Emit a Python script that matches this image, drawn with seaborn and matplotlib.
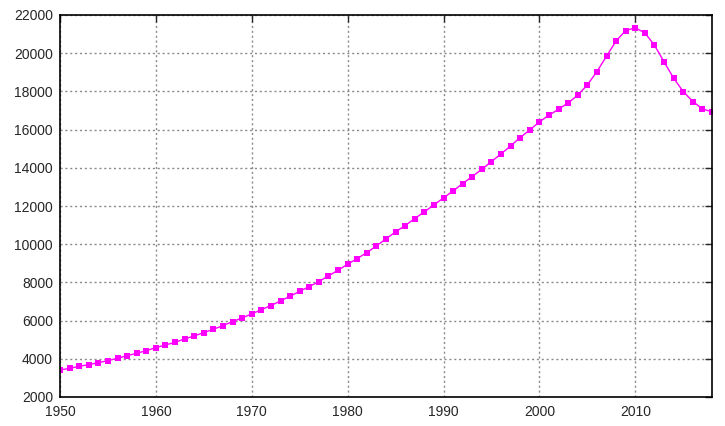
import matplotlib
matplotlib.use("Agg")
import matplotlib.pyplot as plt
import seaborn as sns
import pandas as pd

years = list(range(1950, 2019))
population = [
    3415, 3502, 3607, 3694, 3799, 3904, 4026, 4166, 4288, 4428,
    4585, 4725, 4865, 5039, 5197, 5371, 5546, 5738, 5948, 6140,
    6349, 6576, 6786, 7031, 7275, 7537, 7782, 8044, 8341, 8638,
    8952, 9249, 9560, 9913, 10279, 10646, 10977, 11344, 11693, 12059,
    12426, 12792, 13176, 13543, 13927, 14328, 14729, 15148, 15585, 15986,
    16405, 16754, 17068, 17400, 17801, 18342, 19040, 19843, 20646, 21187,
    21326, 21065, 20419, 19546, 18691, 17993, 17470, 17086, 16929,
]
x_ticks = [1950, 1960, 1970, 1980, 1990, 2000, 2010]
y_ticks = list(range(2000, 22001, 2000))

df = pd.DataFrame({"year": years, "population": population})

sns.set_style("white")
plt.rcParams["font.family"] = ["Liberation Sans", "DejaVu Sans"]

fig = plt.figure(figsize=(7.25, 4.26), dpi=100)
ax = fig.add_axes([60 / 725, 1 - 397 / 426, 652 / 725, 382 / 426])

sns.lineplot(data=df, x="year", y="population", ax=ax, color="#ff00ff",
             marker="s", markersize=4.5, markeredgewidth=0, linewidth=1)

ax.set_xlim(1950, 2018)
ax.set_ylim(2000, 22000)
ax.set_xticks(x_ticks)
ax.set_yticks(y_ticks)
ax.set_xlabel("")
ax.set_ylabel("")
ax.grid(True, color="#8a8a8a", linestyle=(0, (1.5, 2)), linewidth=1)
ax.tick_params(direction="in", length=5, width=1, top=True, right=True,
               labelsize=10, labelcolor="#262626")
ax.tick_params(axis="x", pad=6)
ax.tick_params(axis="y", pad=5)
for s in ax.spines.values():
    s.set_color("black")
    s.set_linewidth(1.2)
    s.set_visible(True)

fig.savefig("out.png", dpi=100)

__Task goal__:
Every line above should be returned word for word, with the pictures left behind.

__Expected answer__:
Emit a Python script that matches this image, drawn with seaborn and matplotlib.
import matplotlib
matplotlib.use("Agg")
import matplotlib.pyplot as plt
import seaborn as sns
import pandas as pd

years = list(range(1950, 2019))
population = [
    3415, 3502, 3607, 3694, 3799, 3904, 4026, 4166, 4288, 4428,
    4585, 4725, 4865, 5039, 5197, 5371, 5546, 5738, 5948, 6140,
    6349, 6576, 6786, 7031, 7275, 7537, 7782, 8044, 8341, 8638,
    8952, 9249, 9560, 9913, 10279, 10646, 10977, 11344, 11693, 12059,
    12426, 12792, 13176, 13543, 13927, 14328, 14729, 15148, 15585, 15986,
    16405, 16754, 17068, 17400, 17801, 18342, 19040, 19843, 20646, 21187,
    21326, 21065, 20419, 19546, 18691, 17993, 17470, 17086, 16929,
]
x_ticks = [1950, 1960, 1970, 1980, 1990, 2000, 2010]
y_ticks = list(range(2000, 22001, 2000))

df = pd.DataFrame({"year": years, "population": population})

sns.set_style("white")
plt.rcParams["font.family"] = ["Liberation Sans", "DejaVu Sans"]

fig = plt.figure(figsize=(7.25, 4.26), dpi=100)
ax = fig.add_axes([60 / 725, 1 - 397 / 426, 652 / 725, 382 / 426])

sns.lineplot(data=df, x="year", y="population", ax=ax, color="#ff00ff",
             marker="s", markersize=4.5, markeredgewidth=0, linewidth=1)

ax.set_xlim(1950, 2018)
ax.set_ylim(2000, 22000)
ax.set_xticks(x_ticks)
ax.set_yticks(y_ticks)
ax.set_xlabel("")
ax.set_ylabel("")
ax.grid(True, color="#8a8a8a", linestyle=(0, (1.5, 2)), linewidth=1)
ax.tick_params(direction="in", length=5, width=1, top=True, right=True,
               labelsize=10, labelcolor="#262626")
ax.tick_params(axis="x", pad=6)
ax.tick_params(axis="y", pad=5)
for s in ax.spines.values():
    s.set_color("black")
    s.set_linewidth(1.2)
    s.set_visible(True)

fig.savefig("out.png", dpi=100)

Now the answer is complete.